Scraping Crunchbase—or any similar website—requires tools that can handle both the extraction of data from pages and the navigation of a site that may use JavaScript to load content dynamically. Here are some of the libraries and frameworks that can be used for scraping Crunchbase:
Python Libraries
- Requests and BeautifulSoup
- Requests is a simple HTTP library for Python, which you can use to make requests to the Crunchbase website.
- BeautifulSoup is a library for pulling data out of HTML and XML files. It works with your favorite parser to provide idiomatic ways of navigating, searching, and modifying the parse tree.
- This combination is good for simple scraping tasks but might not work well with JavaScript-heavy pages.
import requests
from bs4 import BeautifulSoup
url = 'https://www.crunchbase.com/'
response = requests.get(url)
soup = BeautifulSoup(response.text, 'html.parser')
# Now you can parse `soup` to extract data
- Scrapy
- Scrapy is an open-source and collaborative framework for extracting the data you need from websites in a fast, simple, yet extensible way.
- It’s an application framework for writing web spiders that crawl websites and extract data from them.
import scrapy
class CrunchbaseSpider(scrapy.Spider):
name = 'crunchbase'
start_urls = ['https://www.crunchbase.com/']
def parse(self, response):
# Your parsing code here
- Selenium
- Selenium is a tool for controlling web browsers through programs and performing browser automation.
- It is useful for scraping JavaScript-heavy websites since it can interact with the browser and execute JavaScript just like a real user.
from selenium import webdriver
driver = webdriver.Chrome()
driver.get('https://www.crunchbase.com/')
# Now you can use driver to interact with the page and extract data
driver.quit()
JavaScript Libraries
- Puppeteer
- Puppeteer is a Node library which provides a high-level API to control headless Chrome or Chromium or to interact with the DevTools protocol.
- It is particularly useful for rendering JavaScript-heavy websites.
const puppeteer = require('puppeteer');
(async () => {
const browser = await puppeteer.launch();
const page = await browser.newPage();
await page.goto('https://www.crunchbase.com/');
// Your code to interact with the page goes here
await browser.close();
})();
- Cheerio
- Cheerio is a fast, flexible, and lean implementation of core jQuery designed specifically for the server.
- It is great for server-side DOM manipulation and pairs well with any Node.js HTTP library.
const cheerio = require('cheerio');
const axios = require('axios');
axios.get('https://www.crunchbase.com/')
.then(response => {
const $ = cheerio.load(response.data);
// Now you can use the jQuery-like syntax to parse the page
});
Important Considerations
Before scraping Crunchbase or any website, it's crucial to consider the legal and ethical implications.
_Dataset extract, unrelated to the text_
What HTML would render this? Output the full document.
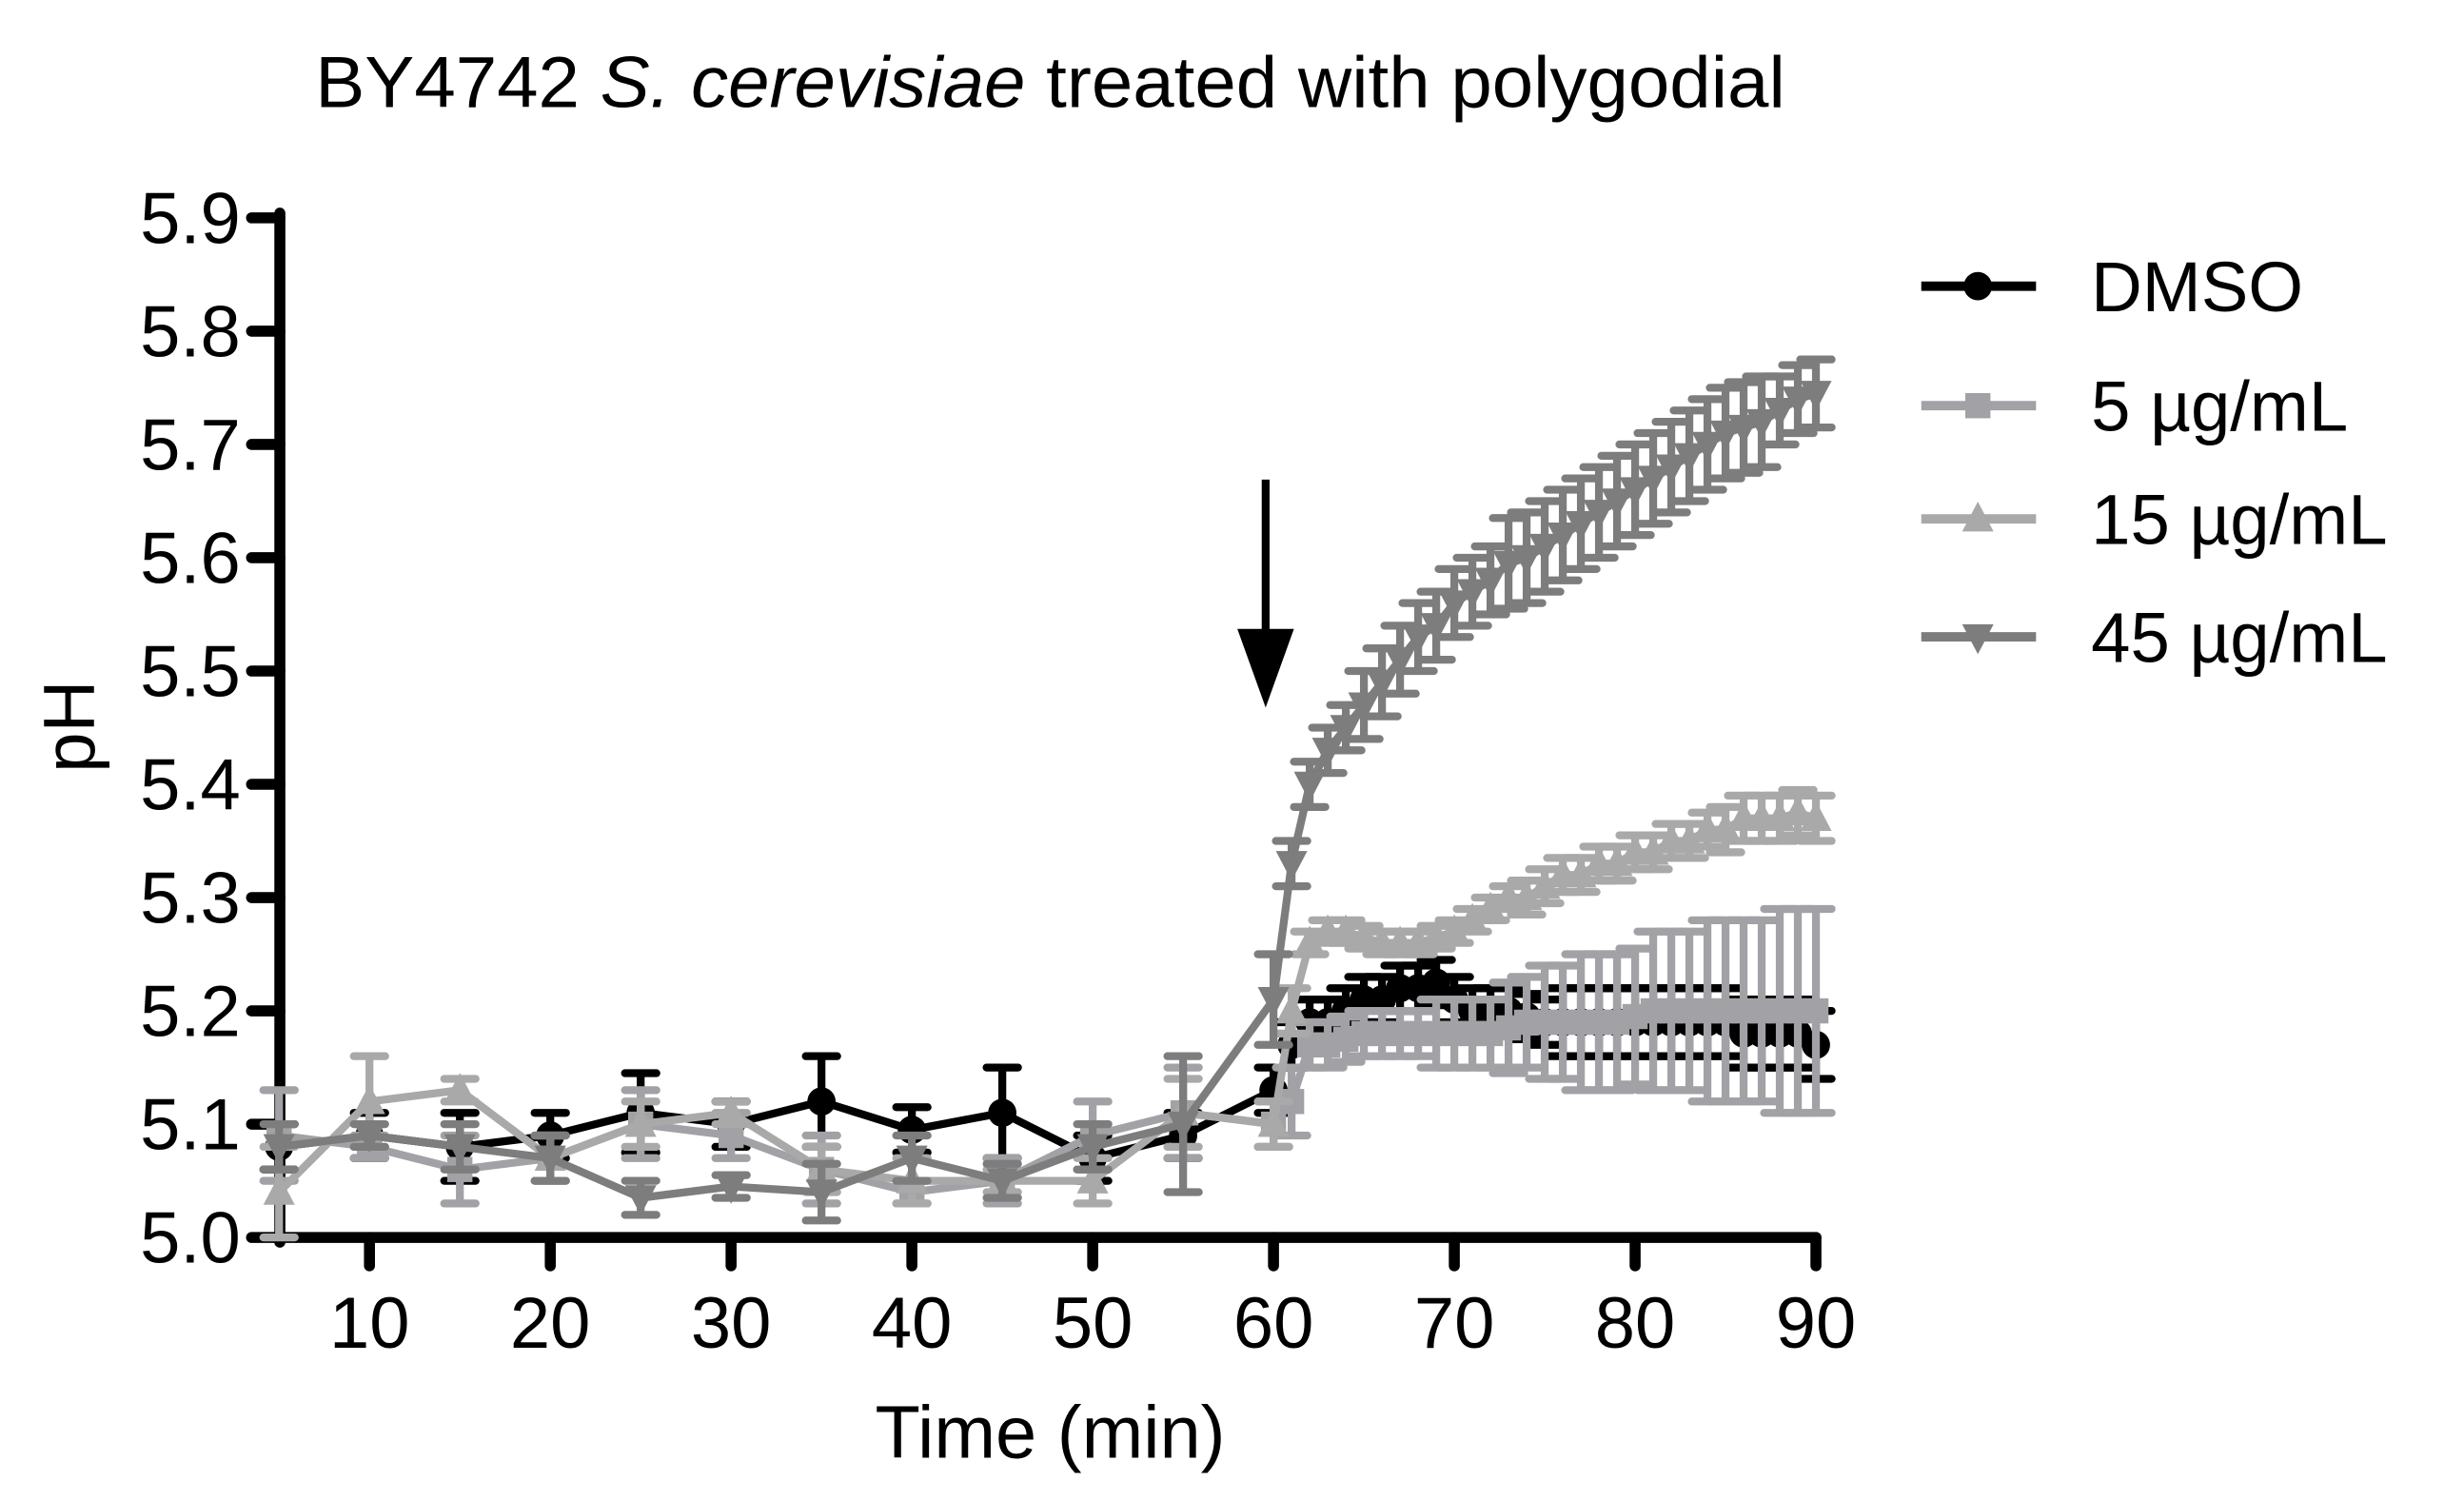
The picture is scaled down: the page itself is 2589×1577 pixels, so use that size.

Websites often have terms of service that prohibit scraping, and Crunchbase is no exception. They may also implement anti-scraping measures that can block your IP address or take other actions against scraping behavior.
Moreover, when you scrape a website at scale, you must ensure that your activities do not overload the website's servers. It's good practice to respect robots.txt
rules and to space out your requests to avoid sending too many requests in a short period.
Always make sure to check Crunchbase's terms of service and scraping policies before developing or deploying a scraping tool, and consider reaching out to the website for permission or to ask if they provide an API for accessing their data in a way that doesn't violate their terms of service.